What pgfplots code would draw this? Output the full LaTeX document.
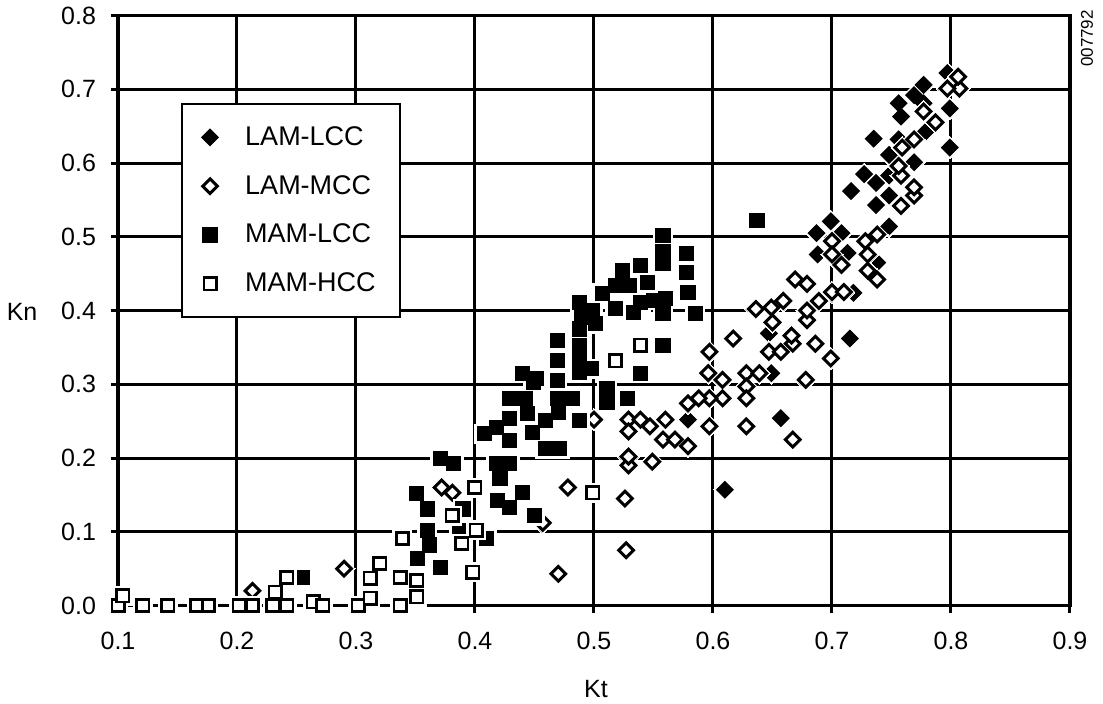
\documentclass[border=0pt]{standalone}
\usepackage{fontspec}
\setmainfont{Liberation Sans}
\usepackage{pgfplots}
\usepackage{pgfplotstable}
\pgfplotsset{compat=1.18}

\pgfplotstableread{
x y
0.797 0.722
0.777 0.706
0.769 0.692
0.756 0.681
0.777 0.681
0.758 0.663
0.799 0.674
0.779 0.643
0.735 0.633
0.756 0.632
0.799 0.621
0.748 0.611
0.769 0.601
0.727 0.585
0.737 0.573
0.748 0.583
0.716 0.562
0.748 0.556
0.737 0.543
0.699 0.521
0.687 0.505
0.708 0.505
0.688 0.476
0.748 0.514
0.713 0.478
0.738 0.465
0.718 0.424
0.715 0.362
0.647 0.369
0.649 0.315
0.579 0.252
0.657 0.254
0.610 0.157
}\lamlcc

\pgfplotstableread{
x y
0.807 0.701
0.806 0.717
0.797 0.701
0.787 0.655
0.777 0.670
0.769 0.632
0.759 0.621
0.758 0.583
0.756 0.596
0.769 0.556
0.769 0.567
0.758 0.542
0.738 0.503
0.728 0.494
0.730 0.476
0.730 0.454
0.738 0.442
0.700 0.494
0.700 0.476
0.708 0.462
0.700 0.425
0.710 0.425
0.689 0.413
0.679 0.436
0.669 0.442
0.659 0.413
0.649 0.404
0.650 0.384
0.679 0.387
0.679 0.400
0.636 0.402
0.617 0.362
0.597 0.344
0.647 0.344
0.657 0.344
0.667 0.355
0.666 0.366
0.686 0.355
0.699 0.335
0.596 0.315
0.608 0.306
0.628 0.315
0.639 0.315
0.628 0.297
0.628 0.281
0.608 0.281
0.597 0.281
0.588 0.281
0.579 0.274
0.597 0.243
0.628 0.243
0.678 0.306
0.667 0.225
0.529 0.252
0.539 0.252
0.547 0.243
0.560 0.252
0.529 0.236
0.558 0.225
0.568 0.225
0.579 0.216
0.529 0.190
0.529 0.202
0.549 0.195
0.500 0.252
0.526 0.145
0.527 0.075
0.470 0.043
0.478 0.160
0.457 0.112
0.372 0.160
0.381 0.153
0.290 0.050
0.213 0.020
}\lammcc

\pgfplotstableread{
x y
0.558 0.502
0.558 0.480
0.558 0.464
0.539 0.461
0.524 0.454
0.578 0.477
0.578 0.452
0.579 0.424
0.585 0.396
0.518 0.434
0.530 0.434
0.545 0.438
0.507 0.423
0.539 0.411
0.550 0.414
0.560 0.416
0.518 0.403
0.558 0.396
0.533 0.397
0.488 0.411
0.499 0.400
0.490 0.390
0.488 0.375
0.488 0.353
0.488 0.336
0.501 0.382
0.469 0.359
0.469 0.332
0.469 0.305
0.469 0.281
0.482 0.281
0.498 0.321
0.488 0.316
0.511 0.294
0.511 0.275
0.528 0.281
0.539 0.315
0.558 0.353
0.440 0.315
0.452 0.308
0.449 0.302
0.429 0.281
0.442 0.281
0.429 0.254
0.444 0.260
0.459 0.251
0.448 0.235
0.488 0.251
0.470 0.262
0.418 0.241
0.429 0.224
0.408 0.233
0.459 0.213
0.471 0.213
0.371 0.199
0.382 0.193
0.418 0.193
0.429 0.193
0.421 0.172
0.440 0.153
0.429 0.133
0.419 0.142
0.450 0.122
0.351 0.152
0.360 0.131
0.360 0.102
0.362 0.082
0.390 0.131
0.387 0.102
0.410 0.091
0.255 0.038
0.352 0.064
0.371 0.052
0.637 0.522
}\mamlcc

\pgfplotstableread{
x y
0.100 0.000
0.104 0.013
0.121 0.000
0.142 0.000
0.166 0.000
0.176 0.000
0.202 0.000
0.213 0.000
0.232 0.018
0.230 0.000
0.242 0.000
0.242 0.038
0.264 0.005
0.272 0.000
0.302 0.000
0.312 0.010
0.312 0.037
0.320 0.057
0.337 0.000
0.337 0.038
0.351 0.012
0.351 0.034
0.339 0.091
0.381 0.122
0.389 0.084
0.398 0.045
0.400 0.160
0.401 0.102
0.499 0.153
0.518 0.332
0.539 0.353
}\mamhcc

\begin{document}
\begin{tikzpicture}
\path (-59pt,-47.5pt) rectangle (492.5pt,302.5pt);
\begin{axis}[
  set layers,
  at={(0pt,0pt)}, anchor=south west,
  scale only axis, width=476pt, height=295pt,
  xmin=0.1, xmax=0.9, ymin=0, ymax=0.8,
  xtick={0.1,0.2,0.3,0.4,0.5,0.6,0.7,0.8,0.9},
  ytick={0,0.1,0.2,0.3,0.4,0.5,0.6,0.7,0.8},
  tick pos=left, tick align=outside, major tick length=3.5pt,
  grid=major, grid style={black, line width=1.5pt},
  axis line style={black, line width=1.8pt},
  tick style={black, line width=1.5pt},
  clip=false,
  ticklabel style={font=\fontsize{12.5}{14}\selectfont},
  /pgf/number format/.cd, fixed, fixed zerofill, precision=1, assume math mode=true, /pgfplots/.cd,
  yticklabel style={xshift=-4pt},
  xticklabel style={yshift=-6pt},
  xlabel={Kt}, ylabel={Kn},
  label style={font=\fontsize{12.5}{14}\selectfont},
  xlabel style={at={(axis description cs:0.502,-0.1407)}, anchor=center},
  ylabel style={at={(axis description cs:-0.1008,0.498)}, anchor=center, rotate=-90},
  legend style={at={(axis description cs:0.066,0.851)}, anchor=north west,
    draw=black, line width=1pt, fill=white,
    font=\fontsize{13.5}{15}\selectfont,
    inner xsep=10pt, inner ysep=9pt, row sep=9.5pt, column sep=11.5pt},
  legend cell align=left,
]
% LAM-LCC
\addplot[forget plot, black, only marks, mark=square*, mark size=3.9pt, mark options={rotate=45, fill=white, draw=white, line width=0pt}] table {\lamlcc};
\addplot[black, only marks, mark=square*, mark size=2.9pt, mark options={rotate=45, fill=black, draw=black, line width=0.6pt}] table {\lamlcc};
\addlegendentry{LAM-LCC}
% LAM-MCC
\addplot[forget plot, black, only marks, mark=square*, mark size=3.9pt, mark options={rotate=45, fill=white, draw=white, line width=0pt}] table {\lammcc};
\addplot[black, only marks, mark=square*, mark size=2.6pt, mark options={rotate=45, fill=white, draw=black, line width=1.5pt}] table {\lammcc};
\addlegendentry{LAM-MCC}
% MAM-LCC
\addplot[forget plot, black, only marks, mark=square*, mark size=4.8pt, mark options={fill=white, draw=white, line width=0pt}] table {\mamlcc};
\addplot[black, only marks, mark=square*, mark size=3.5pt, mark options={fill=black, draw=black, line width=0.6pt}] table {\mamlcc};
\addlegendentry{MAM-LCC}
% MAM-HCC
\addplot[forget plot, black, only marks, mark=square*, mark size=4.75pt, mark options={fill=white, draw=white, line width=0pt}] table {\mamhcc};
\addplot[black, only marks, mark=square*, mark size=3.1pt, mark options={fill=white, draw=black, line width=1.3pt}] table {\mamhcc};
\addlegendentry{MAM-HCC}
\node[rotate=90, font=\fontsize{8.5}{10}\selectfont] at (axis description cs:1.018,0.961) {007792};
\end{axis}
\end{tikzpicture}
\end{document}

• [Directive] Ignore the images and quote every line of the listing exactly.

• [Correct answer]
What pgfplots code would draw this? Output the full LaTeX document.
\documentclass[border=0pt]{standalone}
\usepackage{fontspec}
\setmainfont{Liberation Sans}
\usepackage{pgfplots}
\usepackage{pgfplotstable}
\pgfplotsset{compat=1.18}

\pgfplotstableread{
x y
0.797 0.722
0.777 0.706
0.769 0.692
0.756 0.681
0.777 0.681
0.758 0.663
0.799 0.674
0.779 0.643
0.735 0.633
0.756 0.632
0.799 0.621
0.748 0.611
0.769 0.601
0.727 0.585
0.737 0.573
0.748 0.583
0.716 0.562
0.748 0.556
0.737 0.543
0.699 0.521
0.687 0.505
0.708 0.505
0.688 0.476
0.748 0.514
0.713 0.478
0.738 0.465
0.718 0.424
0.715 0.362
0.647 0.369
0.649 0.315
0.579 0.252
0.657 0.254
0.610 0.157
}\lamlcc

\pgfplotstableread{
x y
0.807 0.701
0.806 0.717
0.797 0.701
0.787 0.655
0.777 0.670
0.769 0.632
0.759 0.621
0.758 0.583
0.756 0.596
0.769 0.556
0.769 0.567
0.758 0.542
0.738 0.503
0.728 0.494
0.730 0.476
0.730 0.454
0.738 0.442
0.700 0.494
0.700 0.476
0.708 0.462
0.700 0.425
0.710 0.425
0.689 0.413
0.679 0.436
0.669 0.442
0.659 0.413
0.649 0.404
0.650 0.384
0.679 0.387
0.679 0.400
0.636 0.402
0.617 0.362
0.597 0.344
0.647 0.344
0.657 0.344
0.667 0.355
0.666 0.366
0.686 0.355
0.699 0.335
0.596 0.315
0.608 0.306
0.628 0.315
0.639 0.315
0.628 0.297
0.628 0.281
0.608 0.281
0.597 0.281
0.588 0.281
0.579 0.274
0.597 0.243
0.628 0.243
0.678 0.306
0.667 0.225
0.529 0.252
0.539 0.252
0.547 0.243
0.560 0.252
0.529 0.236
0.558 0.225
0.568 0.225
0.579 0.216
0.529 0.190
0.529 0.202
0.549 0.195
0.500 0.252
0.526 0.145
0.527 0.075
0.470 0.043
0.478 0.160
0.457 0.112
0.372 0.160
0.381 0.153
0.290 0.050
0.213 0.020
}\lammcc

\pgfplotstableread{
x y
0.558 0.502
0.558 0.480
0.558 0.464
0.539 0.461
0.524 0.454
0.578 0.477
0.578 0.452
0.579 0.424
0.585 0.396
0.518 0.434
0.530 0.434
0.545 0.438
0.507 0.423
0.539 0.411
0.550 0.414
0.560 0.416
0.518 0.403
0.558 0.396
0.533 0.397
0.488 0.411
0.499 0.400
0.490 0.390
0.488 0.375
0.488 0.353
0.488 0.336
0.501 0.382
0.469 0.359
0.469 0.332
0.469 0.305
0.469 0.281
0.482 0.281
0.498 0.321
0.488 0.316
0.511 0.294
0.511 0.275
0.528 0.281
0.539 0.315
0.558 0.353
0.440 0.315
0.452 0.308
0.449 0.302
0.429 0.281
0.442 0.281
0.429 0.254
0.444 0.260
0.459 0.251
0.448 0.235
0.488 0.251
0.470 0.262
0.418 0.241
0.429 0.224
0.408 0.233
0.459 0.213
0.471 0.213
0.371 0.199
0.382 0.193
0.418 0.193
0.429 0.193
0.421 0.172
0.440 0.153
0.429 0.133
0.419 0.142
0.450 0.122
0.351 0.152
0.360 0.131
0.360 0.102
0.362 0.082
0.390 0.131
0.387 0.102
0.410 0.091
0.255 0.038
0.352 0.064
0.371 0.052
0.637 0.522
}\mamlcc

\pgfplotstableread{
x y
0.100 0.000
0.104 0.013
0.121 0.000
0.142 0.000
0.166 0.000
0.176 0.000
0.202 0.000
0.213 0.000
0.232 0.018
0.230 0.000
0.242 0.000
0.242 0.038
0.264 0.005
0.272 0.000
0.302 0.000
0.312 0.010
0.312 0.037
0.320 0.057
0.337 0.000
0.337 0.038
0.351 0.012
0.351 0.034
0.339 0.091
0.381 0.122
0.389 0.084
0.398 0.045
0.400 0.160
0.401 0.102
0.499 0.153
0.518 0.332
0.539 0.353
}\mamhcc

\begin{document}
\begin{tikzpicture}
\path (-59pt,-47.5pt) rectangle (492.5pt,302.5pt);
\begin{axis}[
  set layers,
  at={(0pt,0pt)}, anchor=south west,
  scale only axis, width=476pt, height=295pt,
  xmin=0.1, xmax=0.9, ymin=0, ymax=0.8,
  xtick={0.1,0.2,0.3,0.4,0.5,0.6,0.7,0.8,0.9},
  ytick={0,0.1,0.2,0.3,0.4,0.5,0.6,0.7,0.8},
  tick pos=left, tick align=outside, major tick length=3.5pt,
  grid=major, grid style={black, line width=1.5pt},
  axis line style={black, line width=1.8pt},
  tick style={black, line width=1.5pt},
  clip=false,
  ticklabel style={font=\fontsize{12.5}{14}\selectfont},
  /pgf/number format/.cd, fixed, fixed zerofill, precision=1, assume math mode=true, /pgfplots/.cd,
  yticklabel style={xshift=-4pt},
  xticklabel style={yshift=-6pt},
  xlabel={Kt}, ylabel={Kn},
  label style={font=\fontsize{12.5}{14}\selectfont},
  xlabel style={at={(axis description cs:0.502,-0.1407)}, anchor=center},
  ylabel style={at={(axis description cs:-0.1008,0.498)}, anchor=center, rotate=-90},
  legend style={at={(axis description cs:0.066,0.851)}, anchor=north west,
    draw=black, line width=1pt, fill=white,
    font=\fontsize{13.5}{15}\selectfont,
    inner xsep=10pt, inner ysep=9pt, row sep=9.5pt, column sep=11.5pt},
  legend cell align=left,
]
% LAM-LCC
\addplot[forget plot, black, only marks, mark=square*, mark size=3.9pt, mark options={rotate=45, fill=white, draw=white, line width=0pt}] table {\lamlcc};
\addplot[black, only marks, mark=square*, mark size=2.9pt, mark options={rotate=45, fill=black, draw=black, line width=0.6pt}] table {\lamlcc};
\addlegendentry{LAM-LCC}
% LAM-MCC
\addplot[forget plot, black, only marks, mark=square*, mark size=3.9pt, mark options={rotate=45, fill=white, draw=white, line width=0pt}] table {\lammcc};
\addplot[black, only marks, mark=square*, mark size=2.6pt, mark options={rotate=45, fill=white, draw=black, line width=1.5pt}] table {\lammcc};
\addlegendentry{LAM-MCC}
% MAM-LCC
\addplot[forget plot, black, only marks, mark=square*, mark size=4.8pt, mark options={fill=white, draw=white, line width=0pt}] table {\mamlcc};
\addplot[black, only marks, mark=square*, mark size=3.5pt, mark options={fill=black, draw=black, line width=0.6pt}] table {\mamlcc};
\addlegendentry{MAM-LCC}
% MAM-HCC
\addplot[forget plot, black, only marks, mark=square*, mark size=4.75pt, mark options={fill=white, draw=white, line width=0pt}] table {\mamhcc};
\addplot[black, only marks, mark=square*, mark size=3.1pt, mark options={fill=white, draw=black, line width=1.3pt}] table {\mamhcc};
\addlegendentry{MAM-HCC}
\node[rotate=90, font=\fontsize{8.5}{10}\selectfont] at (axis description cs:1.018,0.961) {007792};
\end{axis}
\end{tikzpicture}
\end{document}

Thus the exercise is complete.